The ship stretched out its wings and leapt into the sky. It circled the building once, low, while policemen fired at its impervious back, then headed north and east into the mountains. On the roof of the burning mission a bundle of clothes lay tumbled in a spreading stain and birds sang all around.
She’d bought the dancing picture a few days after she heard Mara had died, and though she never put it up with the others, secretly it was always her favourite. Quila knew it was in doubtful taste, most probably faked with an actress from a Darien brothel in that brief time when her image was currency, but she couldn’t help it. A glimpse of a happy, normal life, a girl who didn’t know it was so soon to be taken away. She cried over it in many nights those first few months, under the covers with the light of the ring terminal she’d got for her naming day last cycle. It was like the death of a friend, just as for a little while she’d almost felt she’d known her while she was alive, that Mara had known her, Quila. It was a strange thing to think about a dead revolutionary half a galaxy away, but it didn’t last. After a few months, Mara got too fashionable even for Quila’s devotion. She took down all save the first of the pictures.
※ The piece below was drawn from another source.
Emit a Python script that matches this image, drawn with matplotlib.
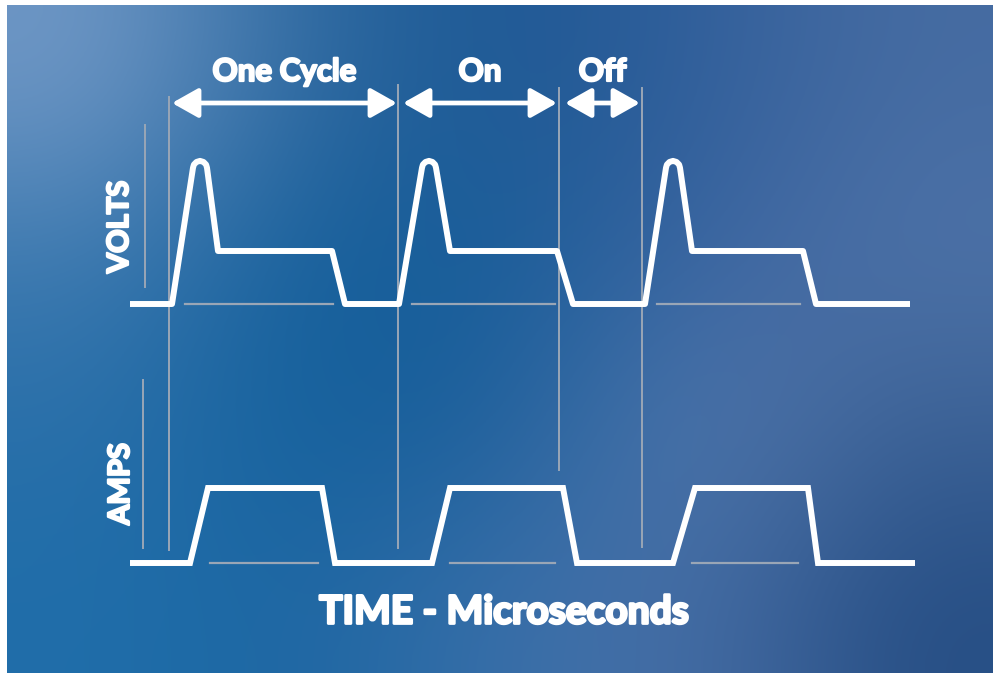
import numpy as np
import matplotlib
matplotlib.use("Agg")
import matplotlib.pyplot as plt
from matplotlib.patches import FancyArrowPatch
import matplotlib.patheffects as pe

# time in microseconds (diagram units), levels relative to baseline
volts_t = [0.0, 4.2, 6.3, 6.39, 6.65, 7.0, 7.35, 7.61, 7.7, 8.8, 20.2, 21.5,
           26.9, 29.2, 29.29, 29.55, 29.9, 30.25, 30.51, 30.6, 32.0, 42.7, 44.3,
           51.5, 53.6, 53.69, 53.95, 54.3, 54.65, 54.91, 55.0, 56.2, 67.3, 68.6,
           78.0]
volts_lvl = [0, 0, 2.57, 2.63, 2.68, 2.70, 2.68, 2.63, 2.57, 1, 1, 0,
             0, 2.57, 2.63, 2.68, 2.70, 2.68, 2.63, 2.57, 1, 1, 0,
             0, 2.57, 2.63, 2.68, 2.70, 2.68, 2.63, 2.57, 1, 1, 0,
             0]

amps_t = [0.0, 6.0, 7.8, 19.2, 20.5,
          30.2, 32.0, 43.3, 44.7,
          54.3, 56.5, 67.8, 68.8, 78.5]
amps_lvl = [0, 0, 1, 1, 0,
            0, 1, 1, 0,
            0, 1, 1, 0, 0]

# cycle markers (us) and the spans labelled above the traces
marks_t = [3.9, 26.8, 42.9, 51.2]
spans = [("One Cycle", 4.2, 26.7), ("On", 27.3, 42.7), ("Off", 43.5, 51.0)]

# gray reference segments at the baseline, under each pulse (start, end)
volts_ref = [(5.5, 20.3), (28.2, 42.5), (52.7, 67.0)]
amps_ref = [(8.0, 18.8), (32.0, 42.5), (56.2, 66.8)]

W, H = 993, 673
X0, PX = 130, 10.0          # pixel position of t=0, pixels per us
V_BASE, V_UNIT = 304, 53    # volts baseline row, pixels per level
A_BASE, A_UNIT = 563, 75

WHITE = "white"
GRAY = "#9aa6b6"

fig = plt.figure(figsize=(W / 100, H / 100), dpi=100, facecolor="white")
ax = fig.add_axes([0, 0, 1, 1])
ax.set_xlim((0 - X0) / PX, (W - X0) / PX)
ax.set_ylim(H, 0)
ax.axis("off")

# blue gradient background
bg = np.array([
    [[112, 152, 198], [45, 105, 160], [28, 88, 148], [50, 95, 155], [70, 108, 162]],
    [[62, 122, 176], [20, 94, 154], [24, 94, 154], [60, 100, 160], [78, 115, 168]],
    [[42, 112, 170], [18, 96, 156], [30, 95, 155], [85, 122, 175], [60, 98, 150]],
    [[32, 110, 170], [28, 102, 162], [58, 112, 170], [72, 110, 165], [38, 78, 132]],
]) / 255.0
ax.imshow(bg, extent=[(7 - X0) / PX, (W - X0) / PX, H, 5],
          interpolation="bicubic", aspect="auto", zorder=0)

# axis stubs
ax.plot([(145 - X0) / PX] * 2, [125, 287], color=GRAY, lw=1.4, zorder=1)
ax.plot([(143 - X0) / PX] * 2, [380, 548], color=GRAY, lw=1.4, zorder=1)

# cycle marker lines
marks_bottom = [550, 548, 470, 547]
marks_top = [97, 85, 88, 88]
for t, y0, y1 in zip(marks_t, marks_top, marks_bottom):
    ax.plot([t, t], [y0, y1], color=GRAY, lw=1.4, zorder=1)

for a, b in volts_ref:
    ax.plot([a, b], [V_BASE, V_BASE], color=GRAY, lw=1.6, zorder=1)
for a, b in amps_ref:
    ax.plot([a, b], [A_BASE, A_BASE], color=GRAY, lw=1.6, zorder=1)

# traces
vy = [V_BASE - v * V_UNIT for v in volts_lvl]
ay = [A_BASE - v * A_UNIT for v in amps_lvl]
ax.plot(volts_t, vy, color=WHITE, lw=4.3, solid_joinstyle="round",
        solid_capstyle="butt", zorder=3)
ax.plot(amps_t, ay, color=WHITE, lw=4.3, solid_joinstyle="miter",
        solid_capstyle="butt", zorder=3)

# span arrows and labels
font = ["Lato", "DejaVu Sans"]
heavy = [pe.withStroke(linewidth=1.6, foreground=WHITE)]
for label, a, b in spans:
    arr = FancyArrowPatch((a, 103), (b, 103),
                          arrowstyle="<|-|>,head_length=0.8,head_width=0.45",
                          mutation_scale=20, color=WHITE, lw=3.4,
                          shrinkA=0, shrinkB=0, zorder=3)
    ax.add_patch(arr)
    ax.text((a + b) / 2, 72, label, color=WHITE, fontsize=22.5,
            fontweight="bold", family=font, ha="center", va="center",
            path_effects=heavy)

ax.text((120 - X0) / PX, 227, "VOLTS", color=WHITE, fontsize=21,
        fontweight="bold", family=font, rotation=90, ha="center", va="center",
        path_effects=heavy)
ax.text((121 - X0) / PX, 484, "AMPS", color=WHITE, fontsize=21,
        fontweight="bold", family=font, rotation=90, ha="center", va="center",
        path_effects=heavy)
ax.text((504 - X0) / PX, 612, "TIME - Microseconds", color=WHITE,
        fontsize=28, fontweight="bold", family=font, ha="center", va="center",
        path_effects=[pe.withStroke(linewidth=2, foreground=WHITE)])

fig.savefig("out.png", dpi=100, facecolor="white")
She was adolescent by then in any case, too old not to have her doubts about the romantic heroes of her youth. Mara Karne might once have been regarded by IntPro as tolerable, but when the Terran civil war started the Terran year after she died, it changed everything. In death, she was tolerable no longer. At Quila’s first Academy interview that cycle, they’d asked her if she thought the idolisation of other planets’ terrorists was a healthy trend among the Chi!me young. It hadn’t taken a genius to guess the correct answer; she’d taken the warning for what it was. In her aunt Stelfia’s day ViaVera had been the cause with which the young and daring would flirt but that was before; things changed and you had to keep up. IntPro was a life-filling commitment: if you were serious, you couldn’t prepare yourself too soon.
She would still take her pictures out sometimes at first, in the rare moments when she could count on being alone, and run her fingers over the contours of cheeks and chin as if by doing so she could make them unlock some mystery. But she never did. Two Terran years, fourteen months by UP standard reckoning after Mara Karne died in Chaireddan, Stelfia went into seclusion on faraway Herantive. Quila was accepted into the Academy and put the last picture away.